Over the course of many decades Marxist political economy has been engaged in a battle with the representatives of bourgeois economics over the inherent contradictions of the capitalist system.
Marxists have continually drawn out that, whatever the political and economic manoeuvres undertaken to try to alleviate them, these contradictions—between socialised production and private property and the world economy and its division into rival nation-states—fester and grow, leading, at a certain point, to a catastrophic breakdown of the capitalist economic order.
That argument has been settled not only theoretically but by the test of events. Anyone who is in any way economically literate is forced to the conclusion there is a deep-seated crisis of global capitalism.
Writing on the outcome of the G7 meeting in Hiroshima earlier this month, Financial Times economic columnist Martin Wolf noted that “hopes of a co-operative global economic order … have evaporated” and that “neither global cooperation nor western domination look feasible.”

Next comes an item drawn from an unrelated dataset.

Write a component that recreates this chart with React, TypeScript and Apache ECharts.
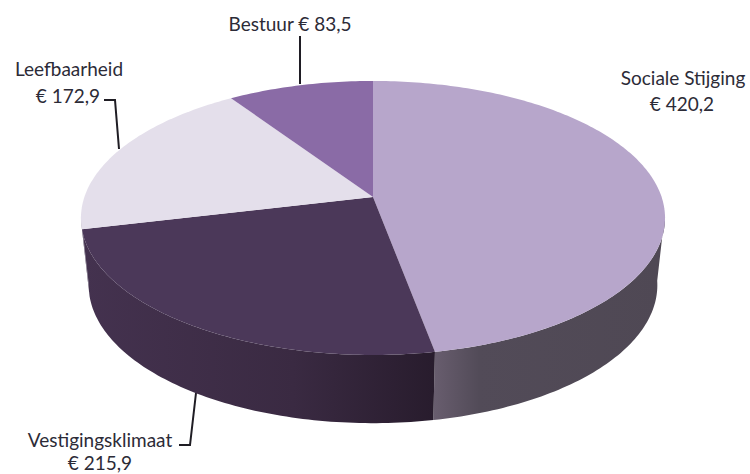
import React, { useEffect, useRef } from "react";
import * as echarts from "echarts";

const categories = ["Sociale Stijging", "Vestigingsklimaat", "Leefbaarheid", "Bestuur"];
const amounts = [420.2, 215.9, 172.9, 83.5];
const topColors = ["#b7a6cb", "#4b3859", "#e4dfeb", "#8a6ba6"];

// Perspective projection of the pie's top and bottom discs
const TOP = { cx: 373, cy: 197, a: 288.6, b: 133.8, k: 0.153 };
const BOTTOM = { cx: 373, cy: 264, a: 281, b: 134.8, k: 0.153 };
const total = amounts.reduce((s, v) => s + v, 0);

const rad = (d: number) => (d * Math.PI) / 180;
function project(disc: typeof TOP, deg: number): [number, number] {
  const u = Math.sin(rad(deg));
  const v = Math.cos(rad(deg));
  const w = 1 + disc.k * v;
  return [disc.cx + (disc.a * u) / w, disc.cy - (disc.b * v) / w];
}
function rim(disc: typeof TOP, from: number, to: number) {
  const pts: [number, number][] = [];
  const n = Math.max(2, Math.ceil(Math.abs(to - from)));
  for (let i = 0; i <= n; i++) pts.push(project(disc, from + ((to - from) * i) / n));
  return pts;
}
function sliceAngles(index: number): [number, number] {
  const before = amounts.slice(0, index).reduce((s, v) => s + v, 0);
  return [(before / total) * 360, ((before + amounts[index]) / total) * 360];
}

const sideFills: any[] = [
  {
    type: "linear", global: true, x: 434, y: 0, x2: 660, y2: 0,
    colorStops: [
      { offset: 0, color: "#685d6e" },
      { offset: 0.2, color: "#524b58" },
      { offset: 1, color: "#4f4854" },
    ],
  },
  {
    type: "linear", global: true, x: 83, y: 0, x2: 434, y2: 0,
    colorStops: [
      { offset: 0, color: "#44324f" },
      { offset: 0.6, color: "#3a2a42" },
      { offset: 1, color: "#281c2d" },
    ],
  },
  "#a9a4b0",
  "#5f4a74",
];

const VISIBLE_FROM = 97;
const VISIBLE_TO = 262;

function App() {
  const ref = useRef<HTMLDivElement>(null);
  useEffect(() => {
    const chart = echarts.init(ref.current!, undefined, { renderer: "svg" });
    const rows = amounts.map((v) => [v]);

    const label = (text: string, x: number, y: number) => ({
      type: "text",
      x,
      y,
      silent: true,
      style: {
        text,
        fill: "#2c2b37",
        font: '19px Lato, "Noto Sans", sans-serif',
        textAlign: "center",
        textVerticalAlign: "middle",
      },
    });
    const euro = (v: number) => "€ " + v.toFixed(1).replace(".", ",");
    const leader = (points: number[][]) => ({
      type: "polyline",
      silent: true,
      shape: { points },
      style: { stroke: "#1f1d24", lineWidth: 2, fill: "none" },
    });

    chart.setOption({
      animation: false,
      backgroundColor: "#ffffff",
      series: [
        {
          type: "custom",
          coordinateSystem: "none",
          silent: true,
          z: 1,
          data: rows,
          renderItem: (params: any) => {
            const [s, e] = sliceAngles(params.dataIndex);
            const from = Math.max(s, VISIBLE_FROM);
            const to = Math.min(e, VISIBLE_TO);
            if (to <= from) return { type: "group", children: [] };
            const points = [...rim(TOP, from, to), ...rim(BOTTOM, to, from)];
            return {
              type: "polygon",
              shape: { points },
              style: { fill: sideFills[params.dataIndex] },
            };
          },
        },
        {
          type: "custom",
          coordinateSystem: "none",
          silent: true,
          z: 2,
          data: rows,
          renderItem: (params: any) => {
            const [s, e] = sliceAngles(params.dataIndex);
            const points = [[TOP.cx, TOP.cy], ...rim(TOP, s, e)];
            return {
              type: "polygon",
              shape: { points },
              style: { fill: topColors[params.dataIndex] },
            };
          },
        },
      ],
      graphic: [
        leader([[300, 36], [300, 84]]),
        leader([[104, 100], [115, 100], [119, 149]]),
        leader([[179, 445], [190, 445], [196, 393]]),
        label(`${categories[3]} ${euro(amounts[3])}`, 290, 23),
        label(categories[2], 69, 68),
        label(euro(amounts[2]), 68, 95),
        label(categories[0], 683, 77),
        label(euro(amounts[0]), 682, 103),
        label(categories[1], 100, 439),
        label(euro(amounts[1]), 100, 462),
      ],
    });
    return () => chart.dispose();
  }, []);
  return (
    <div
      ref={ref}
      style={{ position: "absolute", left: 0, top: 0, width: 750, height: 474 }}
    />
  );
}

export default App;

“What might follow?” he continued, “Alas, ‘division’ might be one answer and ‘anarchy’ another.”
The crisis has arisen despite the efforts to counteract it, measures which, while they may have provided short-term fixes, have only intensified the basic trends.
For example, after the crisis of 2008 the major powers sought to prevent a total meltdown of the financial system through the injection of trillions of dollars of essentially free money. But as the escalation of debt indicates, this has only intensified the underlying crisis.
And even the so-called regulatory reforms in the US supposedly aimed at preventing a repetition of those events have failed—evidenced by the “systemic” banking crisis that erupted this March.
Moreover, it is widely acknowledged that the limited curbs on the activities of major banks have given rise to continuous liquidity problems in the existentially important $22 trillion US Treasury market.
The question which therefore arise is: What next?
On the one side the imperialist powers, with the US playing the central role, are being propelled by the insoluble contradictions of the profit system over which they preside onto the path of world war—as they were twice during the 20th century—accompanied by ever more frenzied efforts to make the working class pay.
There are no compromises waiting in the wings to be implemented if only a more rational outlook prevails. The refusal by the US to entertain any prospect of negotiations to end the bloodbath in Ukraine and the growing economic warfare against China, accompanied by military preparations, demonstrate that rationality has been cast aside.
The working class is therefore confronted with the task of making its preparations to deal with the unfolding catastrophe. They centre on the fight for a socialist program based not on “reforms”—they are impossible—but a struggle to take political power out of hands of the pyromaniacal ruling classes to establish international socialism.